V. Where is the Market Headed Next?

After the Fed's October rate decision was announced, where are major asset markets, including cryptocurrencies, headed next? The market offered the following interpretations.

  1. Glassnode expressed the view that the market continues to struggle above the short-term holder cost basis (approximately $113,000), which is a key area where bullish and bearish momentum clash. If it fails to stabilize above this level, it could fall further towards the active investor realized price (approximately $88,000). Glassnode stated that the current market calm is conditional and will become fragile if the Fed's actions deviate from expectations.

  2. Strategy founder Michael Saylor gave his latest Bitcoin price prediction in an interview: reaching $150,000 by the end of the year and targeting $1 million in the next 4 to 8 years.

  3. Matrixport posted an article stating that Bitcoin remains in range-bound consolidation; in contrast, U.S. stocks, driven by the AI boom, have repeatedly refreshed historical highs. There are some similarities to the rhythm seen last year: after a prolonged period of low volatility consolidation, prices experienced a phase of relatively rapid upward movement in about three weeks. The current narrow fluctuations demand more patience from traders. Short-term trading is mainly wait-and-see, while the medium-term pattern remains unchanged. If the Fed maintains a dovish stance and continues cutting rates, the market is mostly waiting for clearer external driving signals. History also shows similar rhythms: after long consolidation, volatility tends to be released concentratedly within a short period.

  4. Crypto analyst @IamCryptoWolf posted on social media that ETH is undergoing an expanding wedge retest, where previous resistance now acts as solid support. November appears poised for steady consolidation, with a potential breakout at the end of the month and accelerated gains in December.

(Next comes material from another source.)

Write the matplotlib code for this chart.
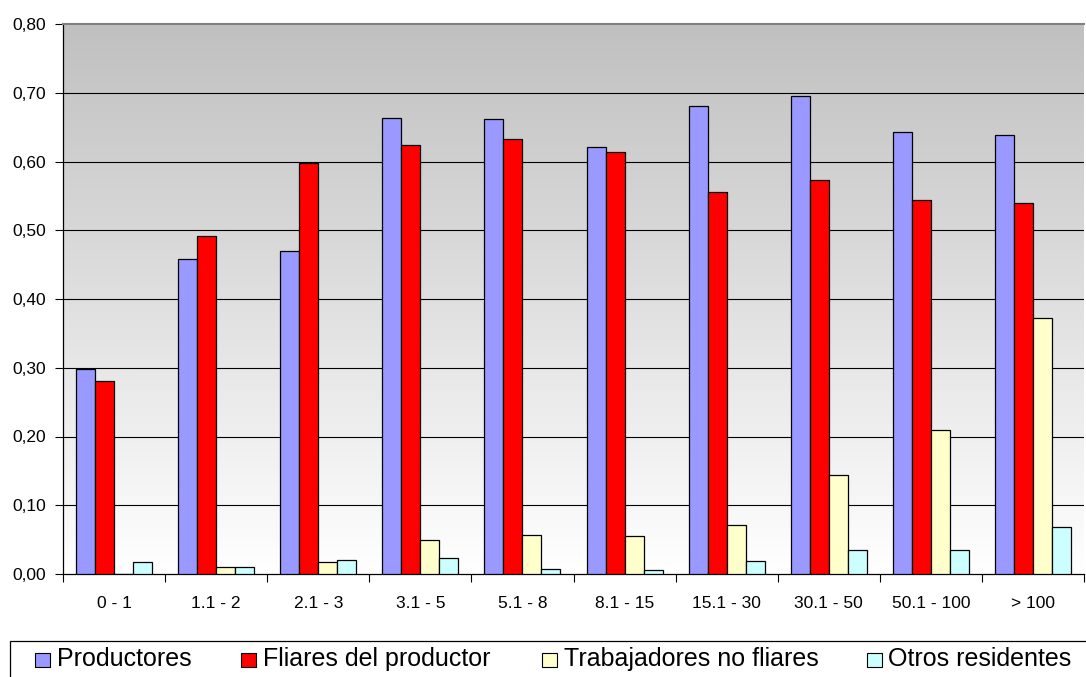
import matplotlib
matplotlib.use("Agg")
import matplotlib.pyplot as plt
import numpy as np
from matplotlib.patches import Rectangle
from matplotlib.colors import LinearSegmentedColormap

categories = ["0 - 1", "1.1 - 2", "2.1 - 3", "3.1 - 5", "5.1 - 8", "8.1 - 15",
              "15.1 - 30", "30.1 - 50", "50.1 - 100", "> 100"]
productores = [0.298, 0.458, 0.470, 0.664, 0.662, 0.621, 0.681, 0.696, 0.643, 0.639]
fliares = [0.281, 0.491, 0.598, 0.624, 0.633, 0.614, 0.556, 0.573, 0.544, 0.539]
trabajadores = [0.0, 0.010, 0.018, 0.049, 0.057, 0.056, 0.072, 0.144, 0.210, 0.372]
otros = [0.018, 0.010, 0.021, 0.024, 0.007, 0.006, 0.019, 0.035, 0.035, 0.068]
series_names = ["Productores", "Fliares del productor", "Trabajadores no fliares", "Otros residentes"]
y_ticks = [0.0, 0.1, 0.2, 0.3, 0.4, 0.5, 0.6, 0.7, 0.8]
y_labels = ["0,00", "0,10", "0,20", "0,30", "0,40", "0,50", "0,60", "0,70", "0,80"]

colors = ["#9999FF", "#FF0000", "#FFFFCC", "#CCFFFF"]
plt.rcParams['font.family'] = ['Liberation Sans', 'DejaVu Sans']

W, H = 1086, 677
fig = plt.figure(figsize=(W / 100, H / 100), dpi=100)
ax = fig.add_axes([63 / W, (H - 574) / H, 1021 / W, 550 / H])

n = len(categories)
x = np.arange(n)
bw = 0.186
data = [productores, fliares, trabajadores, otros]
for i, (vals, c) in enumerate(zip(data, colors)):
    ax.bar(x + (i - 1.5) * bw, vals, width=bw, color=c, edgecolor="black",
           linewidth=0.9, zorder=3)

ax.set_xlim(-0.5, n - 0.5)
ax.set_ylim(0, 0.8)

# gradient background
cmap = LinearSegmentedColormap.from_list("g", ["#FFFFFF", "#C0C0C0"])
grad = np.linspace(0, 1, 256).reshape(-1, 1)
ax.imshow(grad, cmap=cmap, aspect="auto", extent=(-0.5, n - 0.5, 0, 0.8),
          origin="lower", zorder=0)

ax.set_yticks(y_ticks)
ax.set_yticklabels(y_labels, fontsize=12.5)
for yv in y_ticks[1:-1]:
    ax.axhline(yv, color="black", linewidth=0.8, zorder=1)

ax.set_xticks(x)
ax.set_xticklabels(categories, fontsize=12.5)
ax.tick_params(axis="x", length=0, pad=16)
ax.set_xticks(np.arange(-0.5, n, 1.0), minor=True)
ax.tick_params(axis="x", which="minor", length=6, width=0.8, color="black")
ax.tick_params(axis="y", length=6, width=0.8, pad=6)

ax.spines["right"].set_visible(False)
ax.spines["top"].set_color("#808080")
ax.spines["top"].set_linewidth(1.5)
ax.spines["left"].set_linewidth(0.9)
ax.spines["bottom"].set_linewidth(0.9)

def px(xp, yp):
    return xp / W, 1 - yp / H

# legend frame
fx, fy = px(10, 700)
fig.patches.append(Rectangle((fx, fy), 1.0, (700 - 641) / H,
                             transform=fig.transFigure, fill=False,
                             edgecolor="black", linewidth=0.9))
patch_x = [35, 241, 541.5, 866.5]
for name, c, pxx in zip(series_names, colors, patch_x):
    rx, ry = px(pxx, 667)
    fig.patches.append(Rectangle((rx, ry), 15 / W, 14 / H, transform=fig.transFigure,
                                 facecolor=c, edgecolor="black", linewidth=0.8))
    tx, ty = px(pxx + 22, 659)
    fig.text(tx, ty, name, fontsize=18, va="center", ha="left")

fig.savefig("out.png", dpi=100)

  5. Michael Rosen, Chief Investment Officer of Angeles Investments, said this rate cut was within market expectations, but Powell's comments dampened market optimism for another cut in December. Powell's stance reflects the tension within the Fed regarding further rate cuts, especially while inflation remains high and above the Fed's own target. Investors should expect inflation to potentially remain high for an extended period, which will limit the extent of further monetary easing. Affected by these comments, stocks retreated as investors had expected more rate cuts to provide a boost. But this is only a temporary reaction. Ultimately, corporate earnings still drive the stock market, and earnings remain strong, so we maintain a fully invested position in our portfolios.

  6. Investment firm Aureus Asset Management said the market expects the Fed to cut rates at least until December, but the risk of rising inflation remains significant. Despite all the tariff talks, prices remain high. We have been focusing more on fixed income, where we find volatility can actually be reduced, rather than just being long stocks as in the past.